As we enter the last row of our Tarot Journey (and a new year for the Archetypal Tarot Podcast), we are met with the formidable character of The Devil, the fifteenth card of the Major Arcana. Our hero, well on the path to rebirth, must first meet his own shadow and face addictions and attachments.
Julienne Givot and Cyndera Quackenbush also discuss the Pan-like characteristics of the Devil, who invites human beings to recognize their animal natures that rebel when they are suppressed.
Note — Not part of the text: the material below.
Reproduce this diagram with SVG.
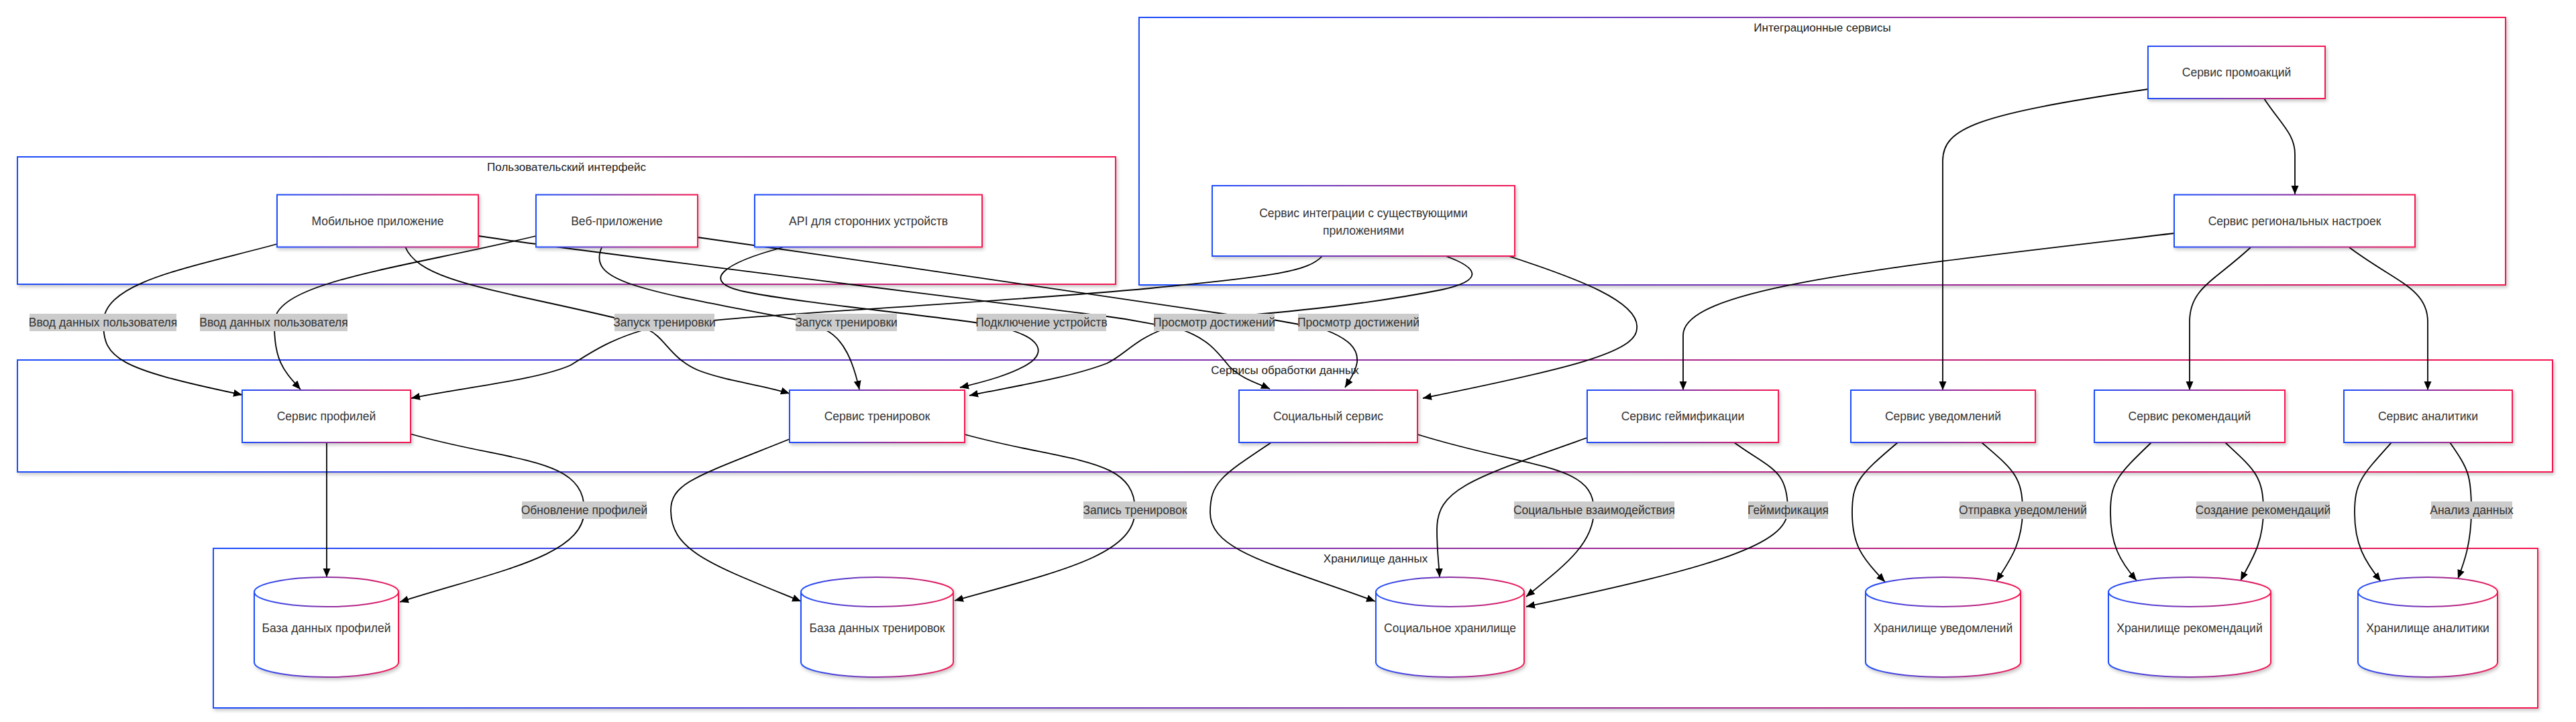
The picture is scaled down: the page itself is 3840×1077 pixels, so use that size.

As always, this podcast adds to your growing movie list with some subtle and interesting studies of the Devil archetype in film.
Archetypes related to the Devil card: Provocateur, Addict, Scapegoat, Addict/Mystic, Perfectionist
- Materialism —– Ignorance —– Stagnation —– Self-bondage
- Lust —– Egoism —– Obsession —– Anxiety —– Anger
- Hedonism —– Passion —– Instincts
- Sexuality —— Temptation —– Doubt —– Vice
- Futility —– Physical attraction —– Pessimism —– Insight
Film References for The Devil Card:
Charlie And The Chocolate Factory (2005) and Willy Wonka and The Chocolate Factory (1971) There are many references to the archetype of the Devil, Provocateur and Addict in these films. Each member of the group (both children and adults) is obsessed with getting something, food (Augustus Gloop), attention (Veruca Salt), being right (Mike Teevee) or even something as innocent as wanting a better life for their family (Charlie). Everyone is tempted and everyone gives in to the temptation, Charlie though is true to the angel of his better nature at the end of the film.
Election (1999) Reeese Whitherspoon & Matthew Broderick.
The Addict archetype:
Every one of us is touched by the Addict archetype. Besides the usual suspects–drugs, alcohol, food, and sex–one can be addicted to work, sports, television, exercise, computer games, spiritual practice, negative attitudes, and the kinds of thrills that bring on adrenaline rushes.
In its positive aspect, this archetype helps you recognize when an outside substance or influence has more authority over your will power than does your inner spirit.
Confronting addiction and breaking the hold that a pattern or substance has on you can impart great strength to your psyche. Discovering the empowerment that comes with perseverance has a life-long impact, “I know now that if I can quit _______, I can do anything.”
From a symbolic perspective, the shadow aspect of the Addict represents a struggle with will power and the absence of self-control. The shadow Addict compromises your integrity and honesty. The shame associated with addiction.
Film References for the Addict archetype:
Natalie Portman – Black Swan (2010)
Ben Stiller – Permanent Midnight (1998)
Ed Harris in Pollock (2000)
Anne Hathaway in Rachel Getting Married (2008)
Robert Downey Jr. in Less Than Zero (1987)
Nicholas Cage and Elizabeth Shue in Leaving Las Vegas (1995)
Leo DiCaprio – The Basketball Diaries (1995)
Religion/Myth: Tantalus he was invited to share the food of the gods but abused the honor and was punished by being “tantalized” for all eternity by food and drink he could not reach).